STATED TASK:
Go over the entries below line by line, copying each one that contains the word "this".

[Plotting code records]

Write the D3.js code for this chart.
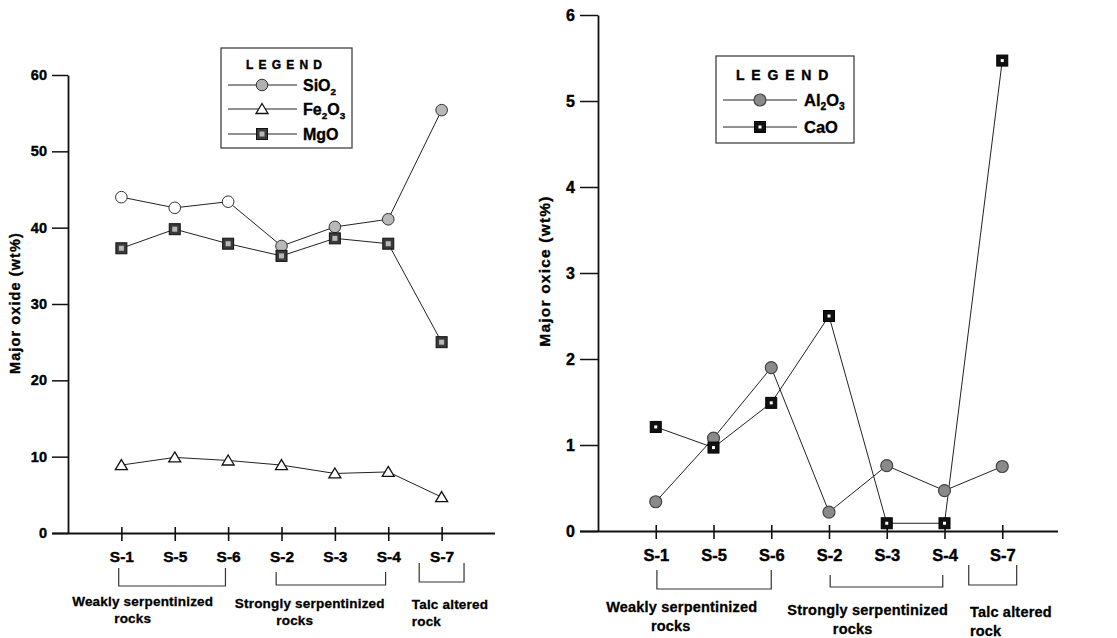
<!DOCTYPE html>
<html><head><meta charset="utf-8">
<script src="https://cdn.jsdelivr.net/npm/d3@7"></script>
<style>
body{margin:0;background:#fff;}
svg{display:block;font-family:Arial,"Liberation Sans",sans-serif;font-weight:bold;}
</style></head>
<body>
<svg id="c" width="1117" height="638"></svg>
<script>
const samples = ["S-1","S-5","S-6","S-2","S-3","S-4","S-7"];
const sio2  = [44.0, 42.6, 43.4, 37.6, 40.1, 41.1, 55.4];
const fe2o3 = [8.9, 9.9, 9.5, 8.9, 7.8, 8.0, 4.7];
const mgo   = [37.3, 39.8, 37.9, 36.3, 38.6, 37.9, 25.0];
const al2o3 = [0.34, 1.08, 1.90, 0.22, 0.76, 0.47, 0.75];
const cao   = [1.21, 0.97, 1.49, 2.50, 0.09, 0.09, 5.47];
const leftTicks  = [0,10,20,30,40,50,60];
const rightTicks = [0,1,2,3,4,5,6];
const groupNames = [["Weakly serpentinized","rocks"],["Strongly serpentinized","rocks"],["Talc altered","rock"]];
const groupSpans = [["S-1","S-6"],["S-2","S-4"],["S-7","S-7"]];
const leftTitle = "Major oxide (wt%)";
const rightTitle = "Major oxice (wt%)";

const svg = d3.select("#c");
const FONT = "Arial,'Liberation Sans',sans-serif";

function heavy(sel, w){
  sel.attr("fill","#000").attr("stroke","#000").attr("stroke-width",w||0.35);
}

function marker(g, type, x, y, fill){
  if(type==="circle"){
    g.append("circle").attr("cx",x).attr("cy",y).attr("r",5.8)
      .attr("fill",fill||"#b0b0b0").attr("stroke","#333").attr("stroke-width",1);
  } else if(type==="gcircle"){
    g.append("circle").attr("cx",x).attr("cy",y).attr("r",6)
      .attr("fill","#8a8a8a").attr("stroke","#444").attr("stroke-width",1.2);
  } else if(type==="tri"){
    g.append("path").attr("transform",`translate(${x},${y})`)
      .attr("d","M0,-5.5L6,4.5L-6,4.5Z").attr("fill","#fff").attr("stroke","#111").attr("stroke-width",1.3);
  } else if(type==="msq"){
    g.append("rect").attr("x",x-5.5).attr("y",y-5.5).attr("width",11).attr("height",11)
      .attr("fill","#3a3a3a").attr("stroke","#111").attr("stroke-width",1);
    g.append("rect").attr("x",x-2.5).attr("y",y-2.5).attr("width",5).attr("height",5)
      .attr("fill","#b8b8b8");
  } else if(type==="csq"){
    g.append("rect").attr("x",x-5.5).attr("y",y-5.5).attr("width",11).attr("height",11)
      .attr("fill","#111").attr("stroke","#000").attr("stroke-width",1);
    g.append("rect").attr("x",x-1.5).attr("y",y-1.5).attr("width",3).attr("height",3)
      .attr("fill","#fff");
  }
}

function chemLabel(t, parts){
  parts.forEach(p=>{
    if(p.sub) t.append("tspan").attr("font-size","0.62em").attr("dy",4).text(p.s);
    else t.append("tspan").attr("dy", p.after ? -4 : 0).text(p.s);
  });
}

function drawChart(cfg){
  const g = svg.append("g");
  const x = d3.scalePoint().domain(samples).range(cfg.xr).padding(1);
  const y = d3.scaleLinear().domain(cfg.yd).range(cfg.yr);
  const step = x.step();

  // y axis
  const ya = g.append("g").attr("transform",`translate(${cfg.xr[0]},0)`)
    .call(d3.axisLeft(y).tickValues(cfg.ticks).tickFormat(d3.format("d"))
      .tickSize(cfg.tickLen).tickSizeOuter(0).tickPadding(5));
  ya.select(".domain").attr("stroke","#111").attr("stroke-width",1.8);
  ya.selectAll(".tick line").attr("stroke","#111").attr("stroke-width",1.5);
  ya.selectAll(".tick text").attr("font-size",cfg.tickFont).attr("font-weight","bold")
    .attr("font-family",FONT).call(heavy, 0.4);

  // x axis
  const xa = g.append("g").attr("transform",`translate(0,${cfg.yr[0]})`)
    .call(d3.axisBottom(x).tickSize(8).tickSizeOuter(0).tickPadding(10));
  xa.select(".domain").attr("stroke","#111").attr("stroke-width",1.8)
    .attr("d",`M${cfg.xr[0]-cfg.tickLen},0.5H${cfg.xAxisEnd}`);
  xa.selectAll(".tick line").attr("y1",-6).attr("stroke","#111").attr("stroke-width",1.6);
  xa.selectAll(".tick text").attr("font-size",cfg.xFont).attr("font-weight","bold")
    .attr("font-family",FONT).call(heavy, 0.4);

  // y title
  g.append("text").attr("transform",`translate(${cfg.titleX},${cfg.titleY}) rotate(-90)`)
    .attr("text-anchor","middle").attr("dominant-baseline","middle")
    .attr("font-size",cfg.titleFont).attr("letter-spacing",cfg.titleLs)
    .call(heavy, 0.35)
    .text(cfg.title);

  // series
  cfg.series.forEach(s=>{
    const line = d3.line().x((d,i)=>x(samples[i])).y(d=>y(d));
    g.append("path").attr("d",line(s.values)).attr("fill","none")
      .attr("stroke","#222").attr("stroke-width",1);
  });
  cfg.series.forEach(s=>{
    s.values.forEach((v,i)=>marker(g, s.marker, x(samples[i]), y(v), s.fillFn ? s.fillFn(i) : null));
  });

  // group brackets & labels
  groupSpans.forEach((sp,k)=>{
    const b = cfg.brackets[k];
    const x1 = x(sp[0]) + b[0]*step, x2 = x(sp[1]) + b[1]*step;
    g.append("path").attr("d",`M${x1},${b[2]}V${b[3]}H${x2}V${b[2]}`)
      .attr("fill","none").attr("stroke","#333").attr("stroke-width",1.2);
    const L = cfg.labels[k];
    const lines = groupNames[k];
    lines.forEach((ln,j)=>{
      g.append("text").attr("x", x(L.ref) + L.dx*step + (j?L.dx2:0))
        .attr("y", L.y + j*cfg.lineGap)
        .attr("text-anchor", L.anchor).attr("font-size",cfg.groupFont)
        .attr("letter-spacing",0.2).call(heavy, 0.3)
        .text(ln);
    });
  });

  // legend
  const lg = cfg.legend;
  g.append("rect").attr("x",lg.x0).attr("y",lg.y0).attr("width",lg.x1-lg.x0).attr("height",lg.y1-lg.y0)
    .attr("fill","#fff").attr("stroke","#333").attr("stroke-width",1.2);
  g.append("text").attr("x",lg.titleX).attr("y",lg.titleY).attr("font-size",lg.titleFont)
    .attr("letter-spacing",lg.titleLs).call(heavy, 0.4).text("LEGEND");
  cfg.series.forEach((s,i)=>{
    const yy = lg.rows[i];
    g.append("line").attr("x1",lg.lx0).attr("x2",lg.lx1).attr("y1",yy).attr("y2",yy)
      .attr("stroke","#222").attr("stroke-width",1);
    marker(g, s.marker, lg.mx, yy, null);
    const t = g.append("text").attr("x",lg.tx).attr("y",yy+lg.font*0.36).attr("font-size",lg.font)
      .call(heavy, 0.35);
    chemLabel(t, s.label);
  });
}

drawChart({
  xr:[68,495], xAxisEnd:495, yd:[0,60], yr:[533,75], ticks:leftTicks, tickLen:16, tickFont:"14.5px", xFont:"15.5px",
  title:leftTitle, titleX:16, titleY:303, titleFont:"14.5px", titleLs:1.1,
  series:[
    {values:sio2, marker:"circle", fillFn:i=> i<3 ? "#fff" : "#b8b8b8",
      label:[{s:"SiO"},{s:"2",sub:true}]},
    {values:fe2o3, marker:"tri", label:[{s:"Fe"},{s:"2",sub:true},{s:"O",after:true},{s:"3",sub:true}]},
    {values:mgo, marker:"msq", label:[{s:"MgO"}]}
  ],
  brackets:[[-0.05,-0.05,568,586],[-0.1,-0.05,572,585],[-0.42,0.42,563,582]],
  labels:[{ref:"S-5",dx:-0.6,dx2:-10,y:606,anchor:"middle"},
          {ref:"S-3",dx:-0.47,dx2:-15,y:608,anchor:"middle"},
          {ref:"S-7",dx:-0.56,dx2:0,y:609,anchor:"start"}],
  groupFont:"13.5px", lineGap:17,
  legend:{x0:221,y0:48,x1:352,y1:148,titleX:246,titleY:69,titleFont:"12px",titleLs:5.2,
    rows:[85,109,134], lx0:228, lx1:297, mx:262, tx:303, font:16}
});

drawChart({
  xr:[598,1060], xAxisEnd:1058, yd:[0,6], yr:[531,15], ticks:rightTicks, tickLen:18, tickFont:"16px", xFont:"16.5px",
  title:rightTitle, titleX:546, titleY:271, titleFont:"15.5px", titleLs:1.2,
  series:[
    {values:al2o3, marker:"gcircle", label:[{s:"Al"},{s:"2",sub:true},{s:"O",after:true},{s:"3",sub:true}]},
    {values:cao, marker:"csq", label:[{s:"CaO"}]}
  ],
  brackets:[[0.02,0,570,589],[0.02,-0.03,575,587],[-0.58,0.25,565,585]],
  labels:[{ref:"S-5",dx:-0.55,dx2:-11,y:612,anchor:"middle"},
          {ref:"S-3",dx:-0.33,dx2:-15,y:615,anchor:"middle"},
          {ref:"S-7",dx:-0.56,dx2:0,y:617,anchor:"start"}],
  groupFont:"14.5px", lineGap:19,
  legend:{x0:716,y0:56,x1:854,y1:143,titleX:736,titleY:80,titleFont:"14px",titleLs:6.8,
    rows:[100,127], lx0:723, lx1:797, mx:760, tx:804, font:16.5}
});
</script>
</body></html>
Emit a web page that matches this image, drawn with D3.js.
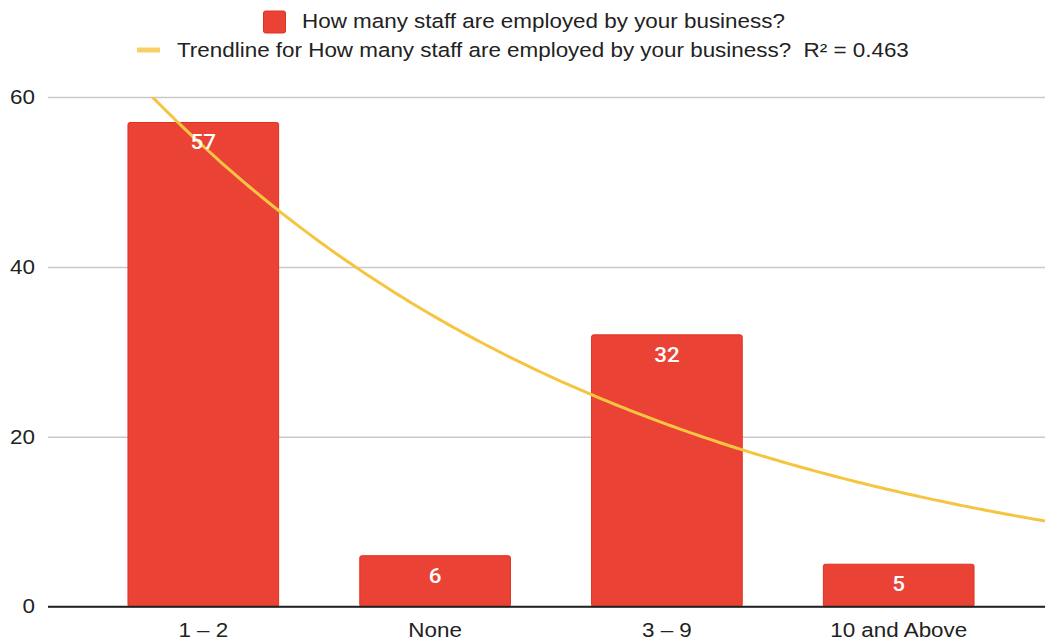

RESULT:
Write the D3.js code for this chart.
Emit a web page that matches this image, drawn with D3.js.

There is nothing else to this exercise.